A second grouping of works explores the "surrealist object," essentially sculptures made from diverse "found" materials to achieve unexpected effects. "Gibraltar" earns its title in its large, solidly balanced wood base, then takes off into fantasy with a white ball that seems about to roll away and two airy, floating elements like kites or inflated balloons soaring upwards. "Apple Monster," a painted apple branch, uses that found material and then adds a dangling appendage suggestive of the sexuality never too far from the surface of surreal explorations. It’s also an example of another theme of the exhibit, the "marvelous personages," creatures of the imagination.

The Surrealist viewpoint also encompassed the natural world, imbuing it with the uncontrolled, spontaneous impulses of the unconscious. Calder expresses this most often in mobiles and stabiles that often take both form and images from the branching forms of plants and trees. "Four Leaves and Three Petals" balances those elements with gracefully curved "branches" and a delicate tracery of (perhaps) budding twigs.

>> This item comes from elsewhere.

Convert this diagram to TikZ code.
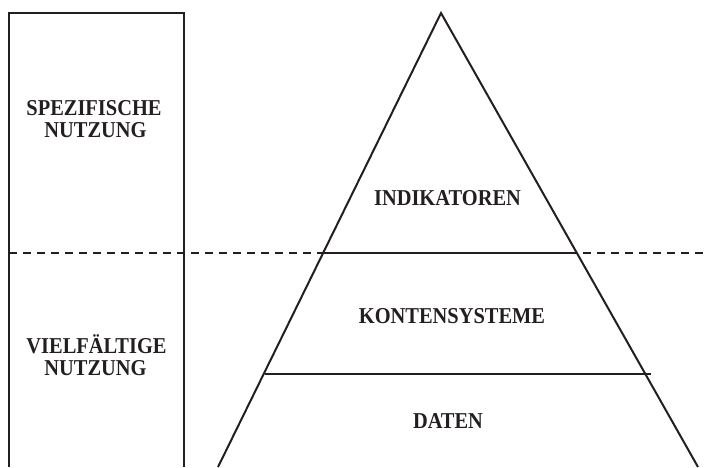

A small handful of included works by Calder’s contemporary Surrealists (such as Ernst, Magritte, and Miro) seems to have been chosen more for convenience (or economy) than for adding significant insight into those artists’ influences and connections to Calder’s work.

The majority of the works included in The Surreal Calder belong to the Calder Foundation, many of them rarely seen. That alone makes the exhibit worth a look, but then any collection of Calder works is guaranteed to provide a leap into a world of uninhibited imaginativeness, unbounded creativity, and the whimsicality and wit of a master.